SAN SALVADOR, EL SALVADOR -- Madre Luz Isabel Cuevas was one of the sisters who shared a small circle of life with Archbishop Oscar Romero at a cancer hospital that he chose as his residence here. At age 85, she remains today the last living witness to Romero’s assassination, and though she’s never been asked formally to give her accounting of that day, it remains vibrant in her memory.
Romero’s simple hospital quarters, chosen over a much grander residence he was offered in an exclusive gated enclave, served as a respite from the growing chaos in El Salvador until March 24, 1980, when he was struck down by a single bullet as he said Mass in the hospital chapel. As the last surviving witness to his murder, Cuevas’ testimony is significant, though it was not recorded as part of the official church’s process to formally recognize Romero as one of Latin America’s greatest saints.
When the Carmelite Sisters of St. Teresa in San Salvador opened a 120-bed hospice for indigent cancer patients in 1966, they could not have known that its most famous resident was to be an archbishop.
The story of Hospital Divina Providencia, also called el hospitalito (little hospital), is well-known now in Salvadoran circles, but in 1977 it was just another background detail that revealed the quiet simplicity of Romero, who had just been appointed archbishop of San Salvador and asked the sisters if he could live there as their chaplain.

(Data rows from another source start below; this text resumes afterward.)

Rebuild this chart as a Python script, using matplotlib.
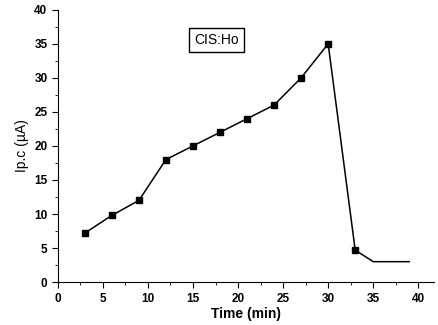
import matplotlib
matplotlib.use("Agg")
import matplotlib.pyplot as plt
from matplotlib.ticker import MultipleLocator

plt.rcParams['font.family'] = ['Liberation Sans', 'DejaVu Sans']

# data
time_min = [3, 6, 9, 12, 15, 18, 21, 24, 27, 30, 33, 35, 39]
ipc = [7.2, 9.8, 12, 18, 20, 22, 24, 26, 30, 35, 4.7, 3.0, 3.0]
n_marked = 11
label = "CIS:Ho"

fig = plt.figure(figsize=(4.38, 3.25), dpi=100)
ax = fig.add_axes([0.132, 0.132, 0.86, 0.838])

ax.plot(time_min, ipc, color='black', lw=1.1, marker='s', ms=4,
        markevery=list(range(n_marked)))

ax.set_xlim(0, 41.8)
ax.set_ylim(0, 40)
ax.xaxis.set_major_locator(MultipleLocator(5))
ax.xaxis.set_minor_locator(MultipleLocator(2.5))
ax.yaxis.set_major_locator(MultipleLocator(5))
ax.yaxis.set_minor_locator(MultipleLocator(2.5))
ax.spines['top'].set_visible(False)
ax.spines['right'].set_visible(False)
ax.tick_params(which='major', direction='out', length=4, labelsize=8.5)
ax.tick_params(which='minor', direction='out', length=2)
for t in ax.get_xticklabels() + ax.get_yticklabels():
    t.set_fontweight('bold')

ax.set_xlabel("Time (min)", fontsize=10, fontweight='bold', labelpad=2)
ax.set_ylabel("Ip.c (\u00b5A)", fontsize=10, labelpad=4)

ax.text(17.6, 35.6, label, fontsize=10, ha='center', va='center',
        bbox=dict(boxstyle='square,pad=0.35', fc='white', ec='black', lw=1))

fig.savefig("out.png", dpi=100)
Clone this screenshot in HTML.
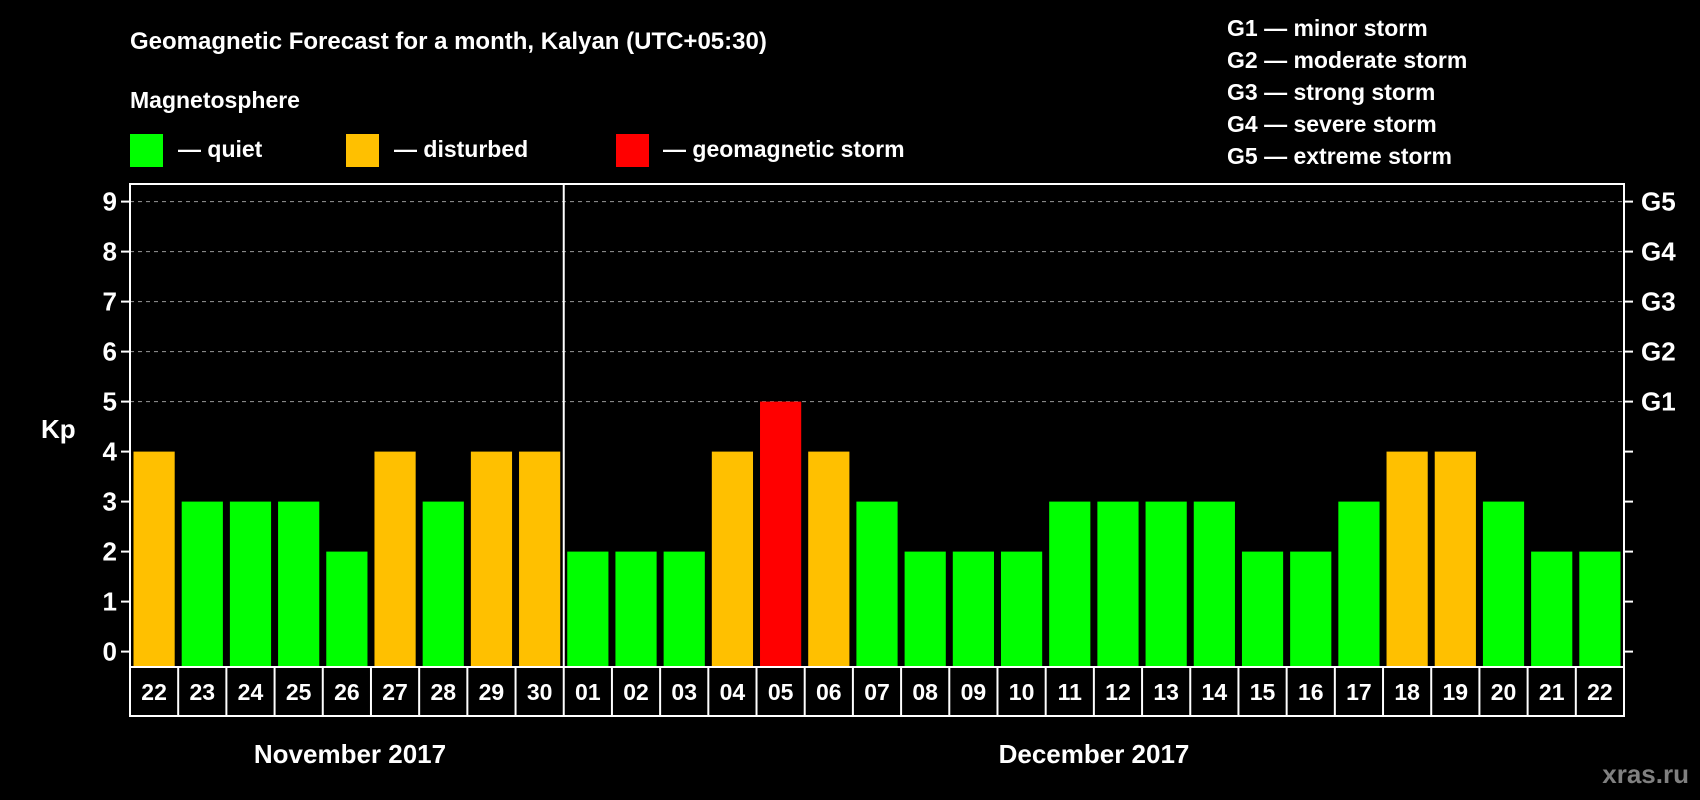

Romero, a favorite among San Salvador’s wealthy elite for his conservative stance on church involvement in political and social issues, was first offered a spacious home and an expensive car in one of the city’s most exclusive sections. Romero’s decision to live with the sisters instead, first in a small room across from the sacristy in the hospital’s chapel, and later in a modest three-room structure they built for him nearby, was an early indicator of how independent he knew he needed to be in order to fulfill his role as pastor for all the people, rich and poor.
Life with eight Carmelite sisters who staffed the hospital during the three remaining years of his life gave Romero a kind of personal still point that enabled him to withstand the growing centrifugal pull of his multiple roles as pastor, advocate, peace broker and shock absorber for a church and a nation being swept by social unrest and violent repression toward civil war.
Over breakfast and other shared meals, through his preaching at daily Mass and weekly holy hours, the sisters came to know Romero, his outer reserve hiding a gentle humor. Though he tried to spare them the stress he brought home from long days at his seminary and cathedral offices, they read it in his silence as tensions with the government and even with his fellow bishops grew and death threats mounted. The simple residence became his retreat, his spiritual cell, his refuge from chaos in the streets, standoffs between protesters and the army that often ended in killings and disappearances. Increasingly, Romero’s tiny compound also served as neutral ground where students, outlawed labor leaders, politicians, rebels and army officers could come to seek his counsel.
Cuevas, seated in a wheelchair during a March 20 interview with NCR at her motherhouse in San Salvador, said that though she has never been asked for her testimony as part of the canonization process, she remembers that evening as though it were a movie playing in her memory.
“When the shot rang out, some people dove under the pews, but my first reaction was not one of fear but of anger,” she said. As other sisters and laypeople in the chapel went to the fallen Romero, Cuevas said her instinct was to pursue the killer. “I turned in the direction of the gunshot, thinking I might capture him with my glance. Monseñor Romero was down on the floor behind the altar, blood pouring from his nose and ears. Nothing could be done to save him.”
Because the Mass was being said in memory of the mother of a local publisher, a photographer was present, and he recorded the entire death scene in shocking detail.
As Cuevas described Romero’s final moments, she was eager to correct some dramatic inaccuracies that have become part of the story over the past 30 years. Romero was not killed while raising the cup of consecrated wine, as depicted in the 1989 film “Romero,” but right after the homily and as he prepared the gifts of bread and wine at the offertory.
“The killer waited until Monseñor was looking down at the altar as he spread the corporal. The bullet struck him in the chest. He tried to steady himself by grabbing the altar, and he pulled at the altar cloth. The cup with the wine remained standing but the ciborium with the hosts was tipped over and the hosts were scattered. He fell back toward the arms of the Jesus on the crucifix,” she said.
Such details were important to the sisters as they later interpreted the meaning of Romero’s death. For them, it was clear that the way he died revealed God’s plan for the slain archbishop.
“We saw it as God saying, ‘Today, Oscar, I am not asking you to offer the bread and wine. Today the victim will be you.’ ”
After Romero’s murder, civil war broke out in 1981. Over 75,000 additional victims would be added to his death until a peace accord was brokered in 1992. During the war, the little hospital continued to care for cancer patients, but its ministry and the lives of the sisters were forever changed to include guardianship of the memory of Romero. It is a role Cuevas takes very seriously.